◆ SUPPLIED MATERIAL ◆
____

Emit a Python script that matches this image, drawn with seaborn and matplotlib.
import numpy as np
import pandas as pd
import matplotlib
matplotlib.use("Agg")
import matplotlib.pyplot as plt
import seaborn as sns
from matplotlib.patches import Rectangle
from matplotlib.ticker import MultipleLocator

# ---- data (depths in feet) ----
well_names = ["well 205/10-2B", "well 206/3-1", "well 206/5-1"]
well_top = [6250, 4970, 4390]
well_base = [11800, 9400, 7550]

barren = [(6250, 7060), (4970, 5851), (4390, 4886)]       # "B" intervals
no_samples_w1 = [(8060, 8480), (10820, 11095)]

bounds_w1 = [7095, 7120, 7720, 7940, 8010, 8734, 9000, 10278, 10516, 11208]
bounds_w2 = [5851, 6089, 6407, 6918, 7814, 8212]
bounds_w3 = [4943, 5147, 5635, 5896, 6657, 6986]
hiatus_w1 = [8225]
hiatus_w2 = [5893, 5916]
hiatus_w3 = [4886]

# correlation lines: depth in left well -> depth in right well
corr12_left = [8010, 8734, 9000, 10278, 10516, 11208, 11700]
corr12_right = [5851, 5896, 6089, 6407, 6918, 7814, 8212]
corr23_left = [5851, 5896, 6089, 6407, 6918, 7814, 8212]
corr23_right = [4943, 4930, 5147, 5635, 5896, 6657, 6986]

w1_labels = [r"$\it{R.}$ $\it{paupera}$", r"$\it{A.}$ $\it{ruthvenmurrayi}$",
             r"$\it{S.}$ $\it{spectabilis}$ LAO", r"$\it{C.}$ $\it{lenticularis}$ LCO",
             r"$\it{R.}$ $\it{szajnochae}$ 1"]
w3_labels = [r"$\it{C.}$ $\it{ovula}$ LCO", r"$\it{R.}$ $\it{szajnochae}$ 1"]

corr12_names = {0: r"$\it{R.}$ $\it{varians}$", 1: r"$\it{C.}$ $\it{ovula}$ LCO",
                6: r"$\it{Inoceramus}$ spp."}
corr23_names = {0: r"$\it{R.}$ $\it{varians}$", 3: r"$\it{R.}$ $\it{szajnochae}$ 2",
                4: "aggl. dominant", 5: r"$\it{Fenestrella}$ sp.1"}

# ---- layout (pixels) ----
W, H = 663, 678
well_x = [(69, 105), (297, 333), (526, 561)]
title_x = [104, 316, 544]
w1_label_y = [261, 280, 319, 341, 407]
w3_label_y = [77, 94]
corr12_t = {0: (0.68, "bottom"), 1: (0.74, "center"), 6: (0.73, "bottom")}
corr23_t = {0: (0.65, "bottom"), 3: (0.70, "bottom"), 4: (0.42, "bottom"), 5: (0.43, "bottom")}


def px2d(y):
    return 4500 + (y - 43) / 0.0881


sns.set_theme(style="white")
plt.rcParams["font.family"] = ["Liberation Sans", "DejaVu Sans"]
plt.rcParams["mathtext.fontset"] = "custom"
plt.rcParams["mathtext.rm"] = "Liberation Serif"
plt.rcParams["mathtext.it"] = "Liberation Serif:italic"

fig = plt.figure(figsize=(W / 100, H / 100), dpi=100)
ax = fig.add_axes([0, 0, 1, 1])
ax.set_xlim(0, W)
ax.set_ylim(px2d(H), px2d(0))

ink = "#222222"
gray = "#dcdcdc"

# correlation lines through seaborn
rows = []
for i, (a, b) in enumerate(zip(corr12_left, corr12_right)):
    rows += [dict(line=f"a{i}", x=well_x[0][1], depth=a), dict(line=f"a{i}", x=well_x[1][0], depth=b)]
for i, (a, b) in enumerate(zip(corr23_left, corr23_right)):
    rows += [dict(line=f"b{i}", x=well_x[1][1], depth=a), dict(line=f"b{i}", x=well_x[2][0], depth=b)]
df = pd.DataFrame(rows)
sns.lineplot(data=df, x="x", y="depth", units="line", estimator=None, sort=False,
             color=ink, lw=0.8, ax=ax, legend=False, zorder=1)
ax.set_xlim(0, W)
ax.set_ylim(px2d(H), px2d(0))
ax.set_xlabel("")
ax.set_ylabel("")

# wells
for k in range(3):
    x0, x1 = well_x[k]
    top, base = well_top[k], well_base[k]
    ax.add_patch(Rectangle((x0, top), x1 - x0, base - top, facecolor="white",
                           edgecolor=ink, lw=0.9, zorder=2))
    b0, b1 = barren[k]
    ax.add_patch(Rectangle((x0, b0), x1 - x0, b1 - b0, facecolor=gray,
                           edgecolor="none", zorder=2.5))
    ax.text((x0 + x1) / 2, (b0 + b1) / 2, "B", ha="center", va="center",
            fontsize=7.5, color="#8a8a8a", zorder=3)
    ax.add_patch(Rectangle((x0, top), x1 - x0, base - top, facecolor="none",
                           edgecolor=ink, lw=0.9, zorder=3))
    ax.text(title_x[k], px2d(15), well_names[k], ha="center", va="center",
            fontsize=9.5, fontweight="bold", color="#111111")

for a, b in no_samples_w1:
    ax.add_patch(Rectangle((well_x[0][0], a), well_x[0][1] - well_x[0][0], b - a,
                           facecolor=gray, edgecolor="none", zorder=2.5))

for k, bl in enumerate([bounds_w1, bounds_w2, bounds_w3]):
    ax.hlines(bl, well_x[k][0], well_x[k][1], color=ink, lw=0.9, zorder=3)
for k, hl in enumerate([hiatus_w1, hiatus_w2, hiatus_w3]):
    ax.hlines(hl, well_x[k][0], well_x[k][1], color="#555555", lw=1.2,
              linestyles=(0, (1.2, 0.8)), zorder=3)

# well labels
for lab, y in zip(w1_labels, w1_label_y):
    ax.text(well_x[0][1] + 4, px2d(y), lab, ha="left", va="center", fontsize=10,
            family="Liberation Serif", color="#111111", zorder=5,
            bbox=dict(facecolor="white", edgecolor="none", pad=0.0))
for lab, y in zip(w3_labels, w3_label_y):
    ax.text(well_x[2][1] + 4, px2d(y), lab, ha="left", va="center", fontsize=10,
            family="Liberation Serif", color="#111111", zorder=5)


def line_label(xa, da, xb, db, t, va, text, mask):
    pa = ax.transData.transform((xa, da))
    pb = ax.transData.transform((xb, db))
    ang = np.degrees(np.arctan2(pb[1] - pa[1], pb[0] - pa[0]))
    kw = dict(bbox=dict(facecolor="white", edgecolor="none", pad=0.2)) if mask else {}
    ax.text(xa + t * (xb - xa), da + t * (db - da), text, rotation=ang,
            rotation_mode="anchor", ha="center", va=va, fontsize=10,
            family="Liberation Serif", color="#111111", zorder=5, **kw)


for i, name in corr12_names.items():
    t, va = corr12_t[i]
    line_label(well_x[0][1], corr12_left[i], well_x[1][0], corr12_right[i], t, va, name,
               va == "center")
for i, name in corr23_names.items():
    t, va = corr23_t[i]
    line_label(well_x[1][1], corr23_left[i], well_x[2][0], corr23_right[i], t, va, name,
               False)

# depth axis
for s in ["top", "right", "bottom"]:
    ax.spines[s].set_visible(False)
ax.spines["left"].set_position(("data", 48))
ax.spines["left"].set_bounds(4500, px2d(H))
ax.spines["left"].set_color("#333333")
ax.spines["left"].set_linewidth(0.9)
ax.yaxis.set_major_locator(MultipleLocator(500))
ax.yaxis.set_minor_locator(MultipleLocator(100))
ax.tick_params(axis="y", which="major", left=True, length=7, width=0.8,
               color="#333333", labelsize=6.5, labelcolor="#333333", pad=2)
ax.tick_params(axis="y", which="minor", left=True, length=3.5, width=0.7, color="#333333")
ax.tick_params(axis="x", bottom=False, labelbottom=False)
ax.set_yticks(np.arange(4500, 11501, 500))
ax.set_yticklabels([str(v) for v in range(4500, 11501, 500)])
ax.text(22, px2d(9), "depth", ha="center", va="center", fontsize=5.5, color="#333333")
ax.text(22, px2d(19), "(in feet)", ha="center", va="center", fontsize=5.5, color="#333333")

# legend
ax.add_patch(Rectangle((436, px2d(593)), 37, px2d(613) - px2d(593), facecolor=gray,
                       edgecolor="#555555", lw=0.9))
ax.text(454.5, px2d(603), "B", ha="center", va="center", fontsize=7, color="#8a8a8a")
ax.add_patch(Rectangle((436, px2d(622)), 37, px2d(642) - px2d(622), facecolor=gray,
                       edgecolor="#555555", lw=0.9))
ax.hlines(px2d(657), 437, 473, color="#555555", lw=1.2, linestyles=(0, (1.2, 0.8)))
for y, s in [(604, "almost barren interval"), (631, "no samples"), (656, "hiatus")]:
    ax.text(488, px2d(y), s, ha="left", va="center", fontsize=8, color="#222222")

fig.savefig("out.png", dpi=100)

____

◆ AIM ◆
Return exactly the opening lines of the listing above, ending with the line that has "well_base = [11800, 9400, 7550]".

◆ OUTPUT FOR THIS EXERCISE ◆
Emit a Python script that matches this image, drawn with seaborn and matplotlib.
import numpy as np
import pandas as pd
import matplotlib
matplotlib.use("Agg")
import matplotlib.pyplot as plt
import seaborn as sns
from matplotlib.patches import Rectangle
from matplotlib.ticker import MultipleLocator

# ---- data (depths in feet) ----
well_names = ["well 205/10-2B", "well 206/3-1", "well 206/5-1"]
well_top = [6250, 4970, 4390]
well_base = [11800, 9400, 7550]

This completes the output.